Task objective:
The entries below need to be written out exactly, with no pictures included.

Available data:
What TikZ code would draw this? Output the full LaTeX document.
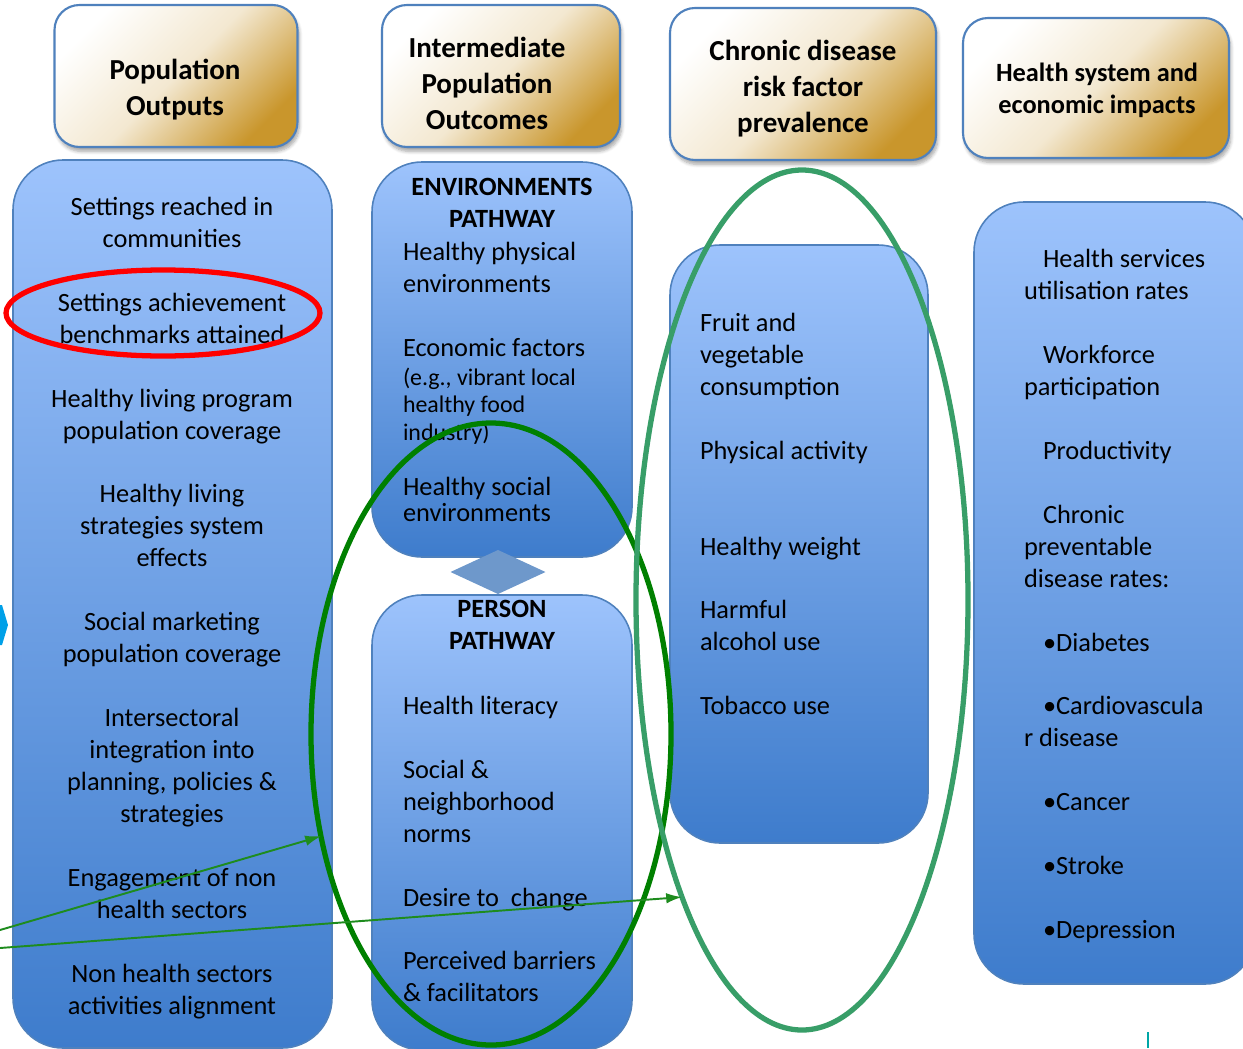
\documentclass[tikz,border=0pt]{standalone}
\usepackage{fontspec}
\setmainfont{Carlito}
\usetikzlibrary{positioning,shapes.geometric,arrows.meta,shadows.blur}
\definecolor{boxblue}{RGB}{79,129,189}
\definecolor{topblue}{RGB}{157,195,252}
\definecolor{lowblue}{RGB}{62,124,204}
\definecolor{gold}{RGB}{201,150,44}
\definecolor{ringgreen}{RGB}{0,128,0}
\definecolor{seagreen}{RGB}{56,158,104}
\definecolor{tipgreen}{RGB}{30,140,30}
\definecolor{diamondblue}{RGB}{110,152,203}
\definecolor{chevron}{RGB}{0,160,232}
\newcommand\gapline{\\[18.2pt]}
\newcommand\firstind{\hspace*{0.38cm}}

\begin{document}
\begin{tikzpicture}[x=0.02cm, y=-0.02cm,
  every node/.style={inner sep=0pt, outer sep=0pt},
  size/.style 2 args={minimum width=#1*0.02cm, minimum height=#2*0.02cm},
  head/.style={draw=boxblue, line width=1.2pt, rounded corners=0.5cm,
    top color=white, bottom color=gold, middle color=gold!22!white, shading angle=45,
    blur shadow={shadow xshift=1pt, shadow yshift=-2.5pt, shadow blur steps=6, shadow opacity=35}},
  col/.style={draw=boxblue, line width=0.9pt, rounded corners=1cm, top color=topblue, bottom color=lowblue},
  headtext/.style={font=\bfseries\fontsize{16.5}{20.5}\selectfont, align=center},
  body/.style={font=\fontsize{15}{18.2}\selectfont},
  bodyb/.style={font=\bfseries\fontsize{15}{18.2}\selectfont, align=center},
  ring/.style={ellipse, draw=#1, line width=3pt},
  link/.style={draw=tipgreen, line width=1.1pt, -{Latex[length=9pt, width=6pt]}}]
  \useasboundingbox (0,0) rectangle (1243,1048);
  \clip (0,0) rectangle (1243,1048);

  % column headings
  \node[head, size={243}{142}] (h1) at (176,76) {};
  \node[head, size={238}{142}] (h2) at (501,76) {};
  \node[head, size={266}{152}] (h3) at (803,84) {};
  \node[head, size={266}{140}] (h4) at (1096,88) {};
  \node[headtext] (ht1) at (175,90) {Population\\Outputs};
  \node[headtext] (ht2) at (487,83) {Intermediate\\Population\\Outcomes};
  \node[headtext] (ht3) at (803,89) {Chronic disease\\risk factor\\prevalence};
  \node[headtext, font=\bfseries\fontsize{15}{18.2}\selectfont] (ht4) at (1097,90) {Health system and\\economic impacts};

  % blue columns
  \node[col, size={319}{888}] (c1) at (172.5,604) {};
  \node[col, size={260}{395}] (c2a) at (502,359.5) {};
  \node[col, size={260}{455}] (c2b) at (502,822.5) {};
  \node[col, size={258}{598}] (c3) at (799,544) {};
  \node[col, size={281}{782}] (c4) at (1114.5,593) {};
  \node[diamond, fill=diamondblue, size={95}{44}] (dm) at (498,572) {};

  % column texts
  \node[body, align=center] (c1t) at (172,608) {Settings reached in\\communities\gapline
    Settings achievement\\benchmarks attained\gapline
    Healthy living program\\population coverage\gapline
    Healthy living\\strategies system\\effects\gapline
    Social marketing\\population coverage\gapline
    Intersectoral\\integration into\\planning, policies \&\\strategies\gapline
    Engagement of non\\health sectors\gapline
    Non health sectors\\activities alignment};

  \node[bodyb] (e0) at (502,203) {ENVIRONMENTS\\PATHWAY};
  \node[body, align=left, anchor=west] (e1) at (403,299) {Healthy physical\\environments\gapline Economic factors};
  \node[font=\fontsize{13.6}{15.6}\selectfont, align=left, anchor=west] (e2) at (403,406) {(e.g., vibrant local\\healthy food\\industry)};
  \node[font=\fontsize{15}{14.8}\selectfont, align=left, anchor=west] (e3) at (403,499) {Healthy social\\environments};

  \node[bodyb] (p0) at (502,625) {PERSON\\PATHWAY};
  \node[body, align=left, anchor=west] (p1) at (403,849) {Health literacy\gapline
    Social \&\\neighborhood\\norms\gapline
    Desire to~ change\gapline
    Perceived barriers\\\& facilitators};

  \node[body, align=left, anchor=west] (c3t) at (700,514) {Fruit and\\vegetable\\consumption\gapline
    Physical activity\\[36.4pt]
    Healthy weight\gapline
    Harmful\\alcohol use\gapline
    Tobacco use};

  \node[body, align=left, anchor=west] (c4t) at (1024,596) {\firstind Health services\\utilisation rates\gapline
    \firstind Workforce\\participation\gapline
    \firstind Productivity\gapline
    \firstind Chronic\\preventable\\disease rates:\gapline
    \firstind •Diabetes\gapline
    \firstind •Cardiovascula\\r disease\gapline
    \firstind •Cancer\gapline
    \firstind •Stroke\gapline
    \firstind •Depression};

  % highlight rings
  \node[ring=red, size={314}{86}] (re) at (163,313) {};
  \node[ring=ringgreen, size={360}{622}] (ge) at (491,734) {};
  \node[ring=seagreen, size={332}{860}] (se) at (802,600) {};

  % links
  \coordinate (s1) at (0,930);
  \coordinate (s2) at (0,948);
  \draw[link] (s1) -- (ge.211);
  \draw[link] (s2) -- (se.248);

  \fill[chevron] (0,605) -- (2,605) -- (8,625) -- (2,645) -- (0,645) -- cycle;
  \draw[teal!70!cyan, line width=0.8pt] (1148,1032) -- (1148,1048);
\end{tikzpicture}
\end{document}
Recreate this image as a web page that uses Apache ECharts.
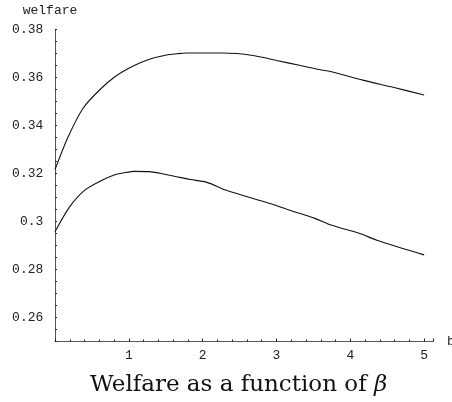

Exercise result:
What TikZ code would draw this? Output the full LaTeX document.
\documentclass[tikz,border=0pt]{standalone}
\usepackage{fontspec}
\setmainfont{Carlito}
\usetikzlibrary{positioning,shapes.geometric,arrows.meta,shadows.blur}
\definecolor{boxblue}{RGB}{79,129,189}
\definecolor{topblue}{RGB}{157,195,252}
\definecolor{lowblue}{RGB}{62,124,204}
\definecolor{gold}{RGB}{201,150,44}
\definecolor{ringgreen}{RGB}{0,128,0}
\definecolor{seagreen}{RGB}{56,158,104}
\definecolor{tipgreen}{RGB}{30,140,30}
\definecolor{diamondblue}{RGB}{110,152,203}
\definecolor{chevron}{RGB}{0,160,232}
\newcommand\gapline{\\[18.2pt]}
\newcommand\firstind{\hspace*{0.38cm}}

\begin{document}
\begin{tikzpicture}[x=0.02cm, y=-0.02cm,
  every node/.style={inner sep=0pt, outer sep=0pt},
  size/.style 2 args={minimum width=#1*0.02cm, minimum height=#2*0.02cm},
  head/.style={draw=boxblue, line width=1.2pt, rounded corners=0.5cm,
    top color=white, bottom color=gold, middle color=gold!22!white, shading angle=45,
    blur shadow={shadow xshift=1pt, shadow yshift=-2.5pt, shadow blur steps=6, shadow opacity=35}},
  col/.style={draw=boxblue, line width=0.9pt, rounded corners=1cm, top color=topblue, bottom color=lowblue},
  headtext/.style={font=\bfseries\fontsize{16.5}{20.5}\selectfont, align=center},
  body/.style={font=\fontsize{15}{18.2}\selectfont},
  bodyb/.style={font=\bfseries\fontsize{15}{18.2}\selectfont, align=center},
  ring/.style={ellipse, draw=#1, line width=3pt},
  link/.style={draw=tipgreen, line width=1.1pt, -{Latex[length=9pt, width=6pt]}}]
  \useasboundingbox (0,0) rectangle (1243,1048);
  \clip (0,0) rectangle (1243,1048);

  % column headings
  \node[head, size={243}{142}] (h1) at (176,76) {};
  \node[head, size={238}{142}] (h2) at (501,76) {};
  \node[head, size={266}{152}] (h3) at (803,84) {};
  \node[head, size={266}{140}] (h4) at (1096,88) {};
  \node[headtext] (ht1) at (175,90) {Population\\Outputs};
  \node[headtext] (ht2) at (487,83) {Intermediate\\Population\\Outcomes};
  \node[headtext] (ht3) at (803,89) {Chronic disease\\risk factor\\prevalence};
  \node[headtext, font=\bfseries\fontsize{15}{18.2}\selectfont] (ht4) at (1097,90) {Health system and\\economic impacts};

  % blue columns
  \node[col, size={319}{888}] (c1) at (172.5,604) {};
  \node[col, size={260}{395}] (c2a) at (502,359.5) {};
  \node[col, size={260}{455}] (c2b) at (502,822.5) {};
  \node[col, size={258}{598}] (c3) at (799,544) {};
  \node[col, size={281}{782}] (c4) at (1114.5,593) {};
  \node[diamond, fill=diamondblue, size={95}{44}] (dm) at (498,572) {};

  % column texts
  \node[body, align=center] (c1t) at (172,608) {Settings reached in\\communities\gapline
    Settings achievement\\benchmarks attained\gapline
    Healthy living program\\population coverage\gapline
    Healthy living\\strategies system\\effects\gapline
    Social marketing\\population coverage\gapline
    Intersectoral\\integration into\\planning, policies \&\\strategies\gapline
    Engagement of non\\health sectors\gapline
    Non health sectors\\activities alignment};

  \node[bodyb] (e0) at (502,203) {ENVIRONMENTS\\PATHWAY};
  \node[body, align=left, anchor=west] (e1) at (403,299) {Healthy physical\\environments\gapline Economic factors};
  \node[font=\fontsize{13.6}{15.6}\selectfont, align=left, anchor=west] (e2) at (403,406) {(e.g., vibrant local\\healthy food\\industry)};
  \node[font=\fontsize{15}{14.8}\selectfont, align=left, anchor=west] (e3) at (403,499) {Healthy social\\environments};

  \node[bodyb] (p0) at (502,625) {PERSON\\PATHWAY};
  \node[body, align=left, anchor=west] (p1) at (403,849) {Health literacy\gapline
    Social \&\\neighborhood\\norms\gapline
    Desire to~ change\gapline
    Perceived barriers\\\& facilitators};

  \node[body, align=left, anchor=west] (c3t) at (700,514) {Fruit and\\vegetable\\consumption\gapline
    Physical activity\\[36.4pt]
    Healthy weight\gapline
    Harmful\\alcohol use\gapline
    Tobacco use};

  \node[body, align=left, anchor=west] (c4t) at (1024,596) {\firstind Health services\\utilisation rates\gapline
    \firstind Workforce\\participation\gapline
    \firstind Productivity\gapline
    \firstind Chronic\\preventable\\disease rates:\gapline
    \firstind •Diabetes\gapline
    \firstind •Cardiovascula\\r disease\gapline
    \firstind •Cancer\gapline
    \firstind •Stroke\gapline
    \firstind •Depression};

  % highlight rings
  \node[ring=red, size={314}{86}] (re) at (163,313) {};
  \node[ring=ringgreen, size={360}{622}] (ge) at (491,734) {};
  \node[ring=seagreen, size={332}{860}] (se) at (802,600) {};

  % links
  \coordinate (s1) at (0,930);
  \coordinate (s2) at (0,948);
  \draw[link] (s1) -- (ge.211);
  \draw[link] (s2) -- (se.248);

  \fill[chevron] (0,605) -- (2,605) -- (8,625) -- (2,645) -- (0,645) -- cycle;
  \draw[teal!70!cyan, line width=0.8pt] (1148,1032) -- (1148,1048);
\end{tikzpicture}
\end{document}
Recreate this image as a web page that uses Apache ECharts.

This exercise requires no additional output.